:: Data supplied ::

* Begin *

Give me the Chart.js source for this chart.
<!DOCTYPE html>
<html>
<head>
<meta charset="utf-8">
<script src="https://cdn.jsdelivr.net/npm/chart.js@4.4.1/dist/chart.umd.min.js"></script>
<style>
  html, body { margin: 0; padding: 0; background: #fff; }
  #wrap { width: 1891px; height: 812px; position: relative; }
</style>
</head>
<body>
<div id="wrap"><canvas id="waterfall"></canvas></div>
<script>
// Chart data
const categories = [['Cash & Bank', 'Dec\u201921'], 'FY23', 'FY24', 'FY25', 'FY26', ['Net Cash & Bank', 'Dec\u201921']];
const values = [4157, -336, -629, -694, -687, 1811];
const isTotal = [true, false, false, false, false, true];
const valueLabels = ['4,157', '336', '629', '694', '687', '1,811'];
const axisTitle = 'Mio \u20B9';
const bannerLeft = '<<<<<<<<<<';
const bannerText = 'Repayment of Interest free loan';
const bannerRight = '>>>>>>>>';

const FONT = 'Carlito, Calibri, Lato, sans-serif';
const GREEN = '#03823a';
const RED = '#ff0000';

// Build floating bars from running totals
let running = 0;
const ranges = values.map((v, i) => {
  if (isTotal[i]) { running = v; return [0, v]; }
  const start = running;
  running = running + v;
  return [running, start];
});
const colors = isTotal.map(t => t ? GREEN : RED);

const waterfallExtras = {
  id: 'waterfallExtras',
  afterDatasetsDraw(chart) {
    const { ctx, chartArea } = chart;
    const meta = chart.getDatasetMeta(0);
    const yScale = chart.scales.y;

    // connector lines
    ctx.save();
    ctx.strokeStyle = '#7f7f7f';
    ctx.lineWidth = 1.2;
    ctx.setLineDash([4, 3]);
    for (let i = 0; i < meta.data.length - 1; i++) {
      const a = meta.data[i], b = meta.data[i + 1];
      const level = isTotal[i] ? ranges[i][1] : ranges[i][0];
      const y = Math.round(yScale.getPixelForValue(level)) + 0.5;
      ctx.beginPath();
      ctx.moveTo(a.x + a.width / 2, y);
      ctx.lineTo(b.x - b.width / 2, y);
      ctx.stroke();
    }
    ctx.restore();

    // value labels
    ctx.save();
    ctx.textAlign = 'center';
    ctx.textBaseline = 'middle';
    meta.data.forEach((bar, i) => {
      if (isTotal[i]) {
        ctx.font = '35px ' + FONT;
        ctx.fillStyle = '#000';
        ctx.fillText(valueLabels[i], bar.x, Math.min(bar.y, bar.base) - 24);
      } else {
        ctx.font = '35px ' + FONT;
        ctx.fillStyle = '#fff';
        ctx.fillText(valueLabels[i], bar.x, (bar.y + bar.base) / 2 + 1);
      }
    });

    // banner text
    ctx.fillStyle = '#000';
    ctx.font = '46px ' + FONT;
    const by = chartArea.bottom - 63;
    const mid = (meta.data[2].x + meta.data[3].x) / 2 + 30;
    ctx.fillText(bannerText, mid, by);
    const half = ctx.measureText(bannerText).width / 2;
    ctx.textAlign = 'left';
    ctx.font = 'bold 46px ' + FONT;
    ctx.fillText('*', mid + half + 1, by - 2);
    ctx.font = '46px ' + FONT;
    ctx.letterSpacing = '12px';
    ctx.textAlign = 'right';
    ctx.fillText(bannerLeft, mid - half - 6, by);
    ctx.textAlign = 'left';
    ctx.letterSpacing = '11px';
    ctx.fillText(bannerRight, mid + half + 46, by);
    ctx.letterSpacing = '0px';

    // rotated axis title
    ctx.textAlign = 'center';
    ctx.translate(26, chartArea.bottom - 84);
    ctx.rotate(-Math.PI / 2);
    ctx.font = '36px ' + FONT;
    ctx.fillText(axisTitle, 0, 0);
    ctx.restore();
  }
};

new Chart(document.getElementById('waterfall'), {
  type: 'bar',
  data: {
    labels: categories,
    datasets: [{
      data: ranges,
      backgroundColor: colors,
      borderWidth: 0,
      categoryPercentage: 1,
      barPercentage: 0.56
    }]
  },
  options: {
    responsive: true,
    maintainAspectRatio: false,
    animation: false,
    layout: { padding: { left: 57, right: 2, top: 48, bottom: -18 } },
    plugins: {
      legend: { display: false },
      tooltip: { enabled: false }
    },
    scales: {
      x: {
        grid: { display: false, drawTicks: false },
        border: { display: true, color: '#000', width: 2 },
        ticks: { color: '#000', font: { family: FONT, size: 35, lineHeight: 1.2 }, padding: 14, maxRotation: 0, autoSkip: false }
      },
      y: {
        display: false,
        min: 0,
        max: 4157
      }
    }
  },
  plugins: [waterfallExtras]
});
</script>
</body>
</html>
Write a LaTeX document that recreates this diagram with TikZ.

* End *

:: What this task involves ::
Extract, please, the lines from the start of the entries above through the one with "const yScale = chart.scales.y;", both included, reproducing each exactly and adding nothing.

:: The answer ::
Give me the Chart.js source for this chart.
<!DOCTYPE html>
<html>
<head>
<meta charset="utf-8">
<script src="https://cdn.jsdelivr.net/npm/chart.js@4.4.1/dist/chart.umd.min.js"></script>
<style>
  html, body { margin: 0; padding: 0; background: #fff; }
  #wrap { width: 1891px; height: 812px; position: relative; }
</style>
</head>
<body>
<div id="wrap"><canvas id="waterfall"></canvas></div>
<script>
// Chart data
const categories = [['Cash & Bank', 'Dec\u201921'], 'FY23', 'FY24', 'FY25', 'FY26', ['Net Cash & Bank', 'Dec\u201921']];
const values = [4157, -336, -629, -694, -687, 1811];
const isTotal = [true, false, false, false, false, true];
const valueLabels = ['4,157', '336', '629', '694', '687', '1,811'];
const axisTitle = 'Mio \u20B9';
const bannerLeft = '<<<<<<<<<<';
const bannerText = 'Repayment of Interest free loan';
const bannerRight = '>>>>>>>>';

const FONT = 'Carlito, Calibri, Lato, sans-serif';
const GREEN = '#03823a';
const RED = '#ff0000';

// Build floating bars from running totals
let running = 0;
const ranges = values.map((v, i) => {
  if (isTotal[i]) { running = v; return [0, v]; }
  const start = running;
  running = running + v;
  return [running, start];
});
const colors = isTotal.map(t => t ? GREEN : RED);

const waterfallExtras = {
  id: 'waterfallExtras',
  afterDatasetsDraw(chart) {
    const { ctx, chartArea } = chart;
    const meta = chart.getDatasetMeta(0);
    const yScale = chart.scales.y;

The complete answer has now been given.